Figure scripts:
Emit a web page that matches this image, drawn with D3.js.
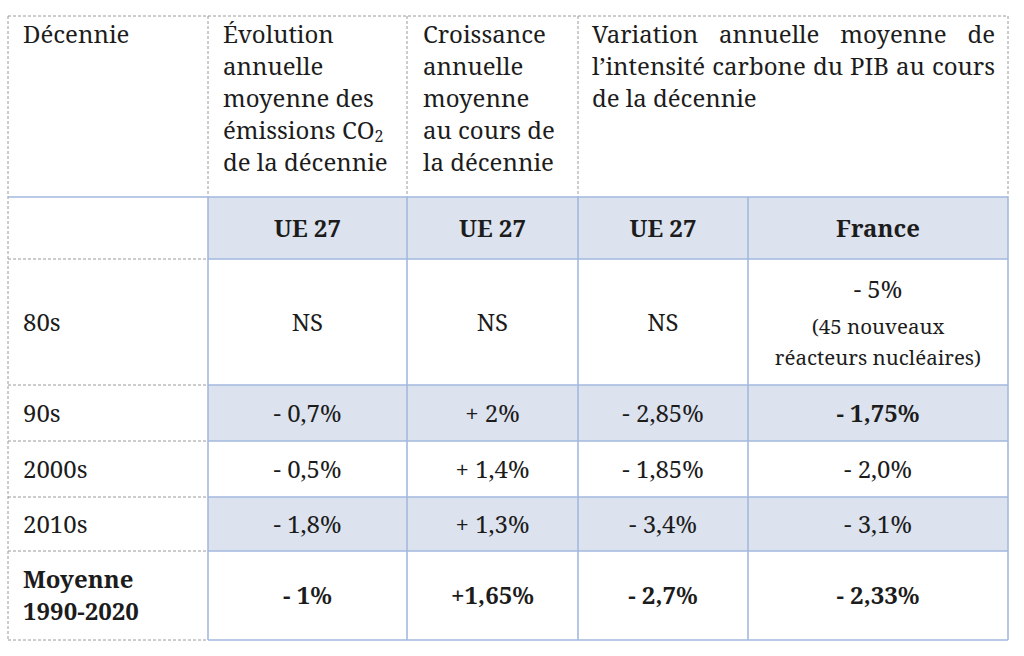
<!DOCTYPE html>
<html><head><meta charset="utf-8">
<script src="https://cdn.jsdelivr.net/npm/d3@7"></script>
<style>
html,body{margin:0;padding:0;background:#fff;}
svg text{font-family:"Noto Serif","DejaVu Serif",serif;fill:#1c1c1c;}
</style></head>
<body><svg id="c" width="1024" height="656"></svg>
<script>
// ---- data ----
const headerTitles = [
  ["Décennie"],
  ["Évolution","annuelle","moyenne des","émissions CO|2","de la décennie"],
  ["Croissance","annuelle","moyenne","au cours de","la décennie"],
  ["Variation annuelle moyenne de","l’intensité carbone du PIB au cours","de la décennie"]
];
const zoneLabels = ["UE 27","UE 27","UE 27","France"];
const decades = ["80s","90s","2000s","2010s","Moyenne|1990-2020"];
const emissionsUE27 = ["NS","- 0,7%","- 0,5%","- 1,8%","- 1%"];
const croissanceUE27 = ["NS","+ 2%","+ 1,4%","+ 1,3%","+1,65%"];
const intensiteUE27 = ["NS","- 2,85%","- 1,85%","- 3,4%","- 2,7%"];
const intensiteFrance = ["- 5%","- 1,75%","- 2,0%","- 3,1%","- 2,33%"];
const franceNote80s = ["(45 nouveaux","réacteurs nucléaires)"];
const boldRows = [false,false,false,false,true];
const shadedRows = [false,true,false,true,false];

// ---- layout ----
const svg = d3.select("#c");
const colEdges = [8,208,407,578,748,1008];
const rowKeys = ["head","zone"].concat(decades);
const rowEdges = [16,197,259,385,441,497,551,640];
const rowTop = d3.scaleOrdinal().domain(rowKeys).range(rowEdges.slice(0,-1));
const rowBot = d3.scaleOrdinal().domain(rowKeys).range(rowEdges.slice(1));
const colLeft = d3.scaleOrdinal().domain([0,1,2,3,4]).range(colEdges.slice(0,-1));
const colRight = d3.scaleOrdinal().domain([0,1,2,3,4]).range(colEdges.slice(1));
const colMid = c => (colLeft(c)+colRight(c))/2;
const rowMid = r => (rowTop(r)+rowBot(r))/2;

const blue = "#a3b9de", fill = "#dce3ef", grey = "#9a9a9a";
const FS = 24;
const BL = 8.5; // baseline offset from centre

// shading
const shaded = ["zone"].concat(decades.filter((d,i)=>shadedRows[i]));
svg.selectAll("rect.sh").data(shaded).join("rect")
  .attr("x", colLeft(1)).attr("y", d=>rowTop(d))
  .attr("width", colRight(4)-colLeft(1)).attr("height", d=>rowBot(d)-rowTop(d))
  .attr("fill", fill);

// grid lines
const lines = [];
lines.push({x1:colLeft(0),x2:colRight(4),y1:rowTop("head"),y2:rowTop("head"),t:"d"});
lines.push({x1:colLeft(0),x2:colLeft(0),y1:rowTop("head"),y2:rowBot(decades[4]),t:"d"});
[1,2,3].forEach(c=>lines.push({x1:colLeft(c),x2:colLeft(c),y1:rowTop("head"),y2:rowBot("head"),t:"d"}));
lines.push({x1:colRight(4),x2:colRight(4),y1:rowTop("head"),y2:rowBot("head"),t:"d"});
["zone"].concat(decades).forEach(r=>lines.push({x1:colLeft(0),x2:colRight(0),y1:rowBot(r),y2:rowBot(r),t:"d"}));
lines.push({x1:colLeft(0),x2:colRight(4),y1:rowBot("head"),y2:rowBot("head"),t:"b"});
["zone"].concat(decades).forEach(r=>lines.push({x1:colLeft(1),x2:colRight(4),y1:rowBot(r),y2:rowBot(r),t:"b"}));
[1,2,3,4].forEach(c=>lines.push({x1:colLeft(c),x2:colLeft(c),y1:rowBot("head"),y2:rowBot(decades[4]),t:"b"}));
lines.push({x1:colRight(4),x2:colRight(4),y1:rowBot("head"),y2:rowBot(decades[4]),t:"b"});

svg.selectAll("line.g").data(lines).join("line")
  .attr("x1",d=>d.x1).attr("x2",d=>d.x2).attr("y1",d=>d.y1).attr("y2",d=>d.y2)
  .attr("stroke",d=>d.t==="d"?grey:blue)
  .attr("stroke-width",d=>d.t==="d"?1:1.6)
  .attr("stroke-dasharray",d=>d.t==="d"?"3,2":null);

// header titles
const headX = [23,223,423,592];
const headRight = [null,null,null,995];
headerTitles.forEach((lns,ci)=>{
  lns.forEach((ln,li)=>{
    const y = 43 + li*32;
    if(ci===3 && li<lns.length-1){
      const words = ln.split(" ");
      const g = svg.append("g");
      const ts = words.map(w=>g.append("text").attr("y",y).attr("font-size",FS).text(w));
      const widths = ts.map(t=>t.node().getComputedTextLength());
      const total = d3.sum(widths);
      const gap = (headRight[ci]-headX[ci]-total)/(words.length-1);
      let x = headX[ci];
      ts.forEach((t,i)=>{t.attr("x",x); x += widths[i]+gap;});
    } else {
      const t = svg.append("text").attr("x",headX[ci]).attr("y",y).attr("font-size",FS);
      const parts = ln.split("|");
      t.append("tspan").text(parts[0]);
      if(parts[1]) t.append("tspan").attr("font-size",16).attr("dy",3).text(parts[1]);
    }
  });
});

// zone labels
svg.selectAll("text.zone").data(zoneLabels).join("text")
  .attr("x",(d,i)=>colMid(i+1)).attr("y",rowMid("zone")+BL)
  .attr("text-anchor","middle").attr("font-size",FS).attr("font-weight","bold").text(d=>d);

// decade labels
decades.forEach((d,i)=>{
  const parts = d.split("|");
  const t = svg.append("text").attr("x",23).attr("font-size",FS)
    .attr("font-weight",boldRows[i]?"bold":null);
  if(parts.length===1){ t.attr("y",rowMid(d)+BL).text(d); }
  else {
    t.attr("y",rowMid(d)-7.5).text(parts[0]);
    svg.append("text").attr("x",23).attr("y",rowMid(d)+24.5).attr("font-size",FS)
      .attr("font-weight","bold").text(parts[1]);
  }
});

// values
const cols = [emissionsUE27,croissanceUE27,intensiteUE27,intensiteFrance];
cols.forEach((vals,ci)=>{
  vals.forEach((v,ri)=>{
    const r = decades[ri];
    const bold = boldRows[ri] || (ci===3 && ri===1);
    let y = rowMid(r)+BL;
    if(ci===3 && ri===0) y = rowTop(r)+39;
    svg.append("text").attr("x",colMid(ci+1)).attr("y",y)
      .attr("text-anchor","middle").attr("font-size",FS)
      .attr("font-weight",bold?"bold":null).text(v);
  });
});
franceNote80s.forEach((n,i)=>{
  svg.append("text").attr("x",colMid(4)).attr("y",rowTop(decades[0])+75+i*31)
    .attr("text-anchor","middle").attr("font-size",20.5).text(n);
});
</script></body></html>
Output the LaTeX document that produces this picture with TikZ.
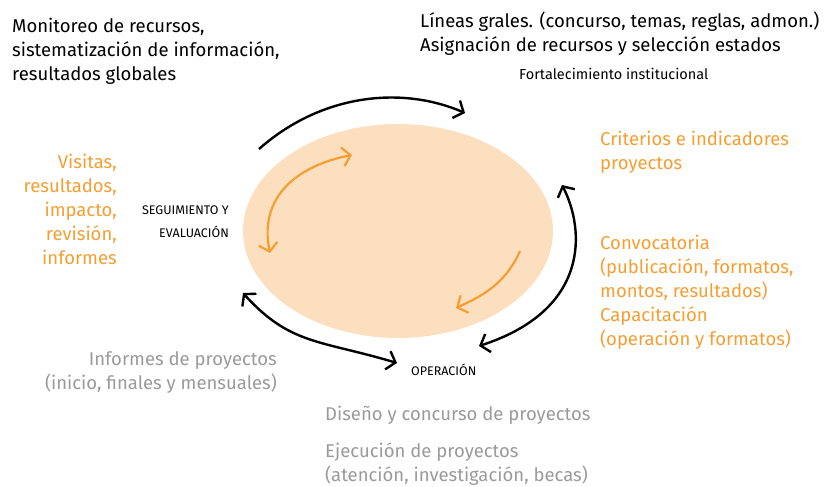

EXERCISE BRIEF: Skip the pictures. Restate exactly the lines from the start of the entries through the line containing "const shadedRows = [false,true,false,true,false];", both ends included.

COMPLETE OUTPUT:
Emit a web page that matches this image, drawn with D3.js.
<!DOCTYPE html>
<html><head><meta charset="utf-8">
<script src="https://cdn.jsdelivr.net/npm/d3@7"></script>
<style>
html,body{margin:0;padding:0;background:#fff;}
svg text{font-family:"Noto Serif","DejaVu Serif",serif;fill:#1c1c1c;}
</style></head>
<body><svg id="c" width="1024" height="656"></svg>
<script>
// ---- data ----
const headerTitles = [
  ["Décennie"],
  ["Évolution","annuelle","moyenne des","émissions CO|2","de la décennie"],
  ["Croissance","annuelle","moyenne","au cours de","la décennie"],
  ["Variation annuelle moyenne de","l’intensité carbone du PIB au cours","de la décennie"]
];
const zoneLabels = ["UE 27","UE 27","UE 27","France"];
const decades = ["80s","90s","2000s","2010s","Moyenne|1990-2020"];
const emissionsUE27 = ["NS","- 0,7%","- 0,5%","- 1,8%","- 1%"];
const croissanceUE27 = ["NS","+ 2%","+ 1,4%","+ 1,3%","+1,65%"];
const intensiteUE27 = ["NS","- 2,85%","- 1,85%","- 3,4%","- 2,7%"];
const intensiteFrance = ["- 5%","- 1,75%","- 2,0%","- 3,1%","- 2,33%"];
const franceNote80s = ["(45 nouveaux","réacteurs nucléaires)"];
const boldRows = [false,false,false,false,true];
const shadedRows = [false,true,false,true,false];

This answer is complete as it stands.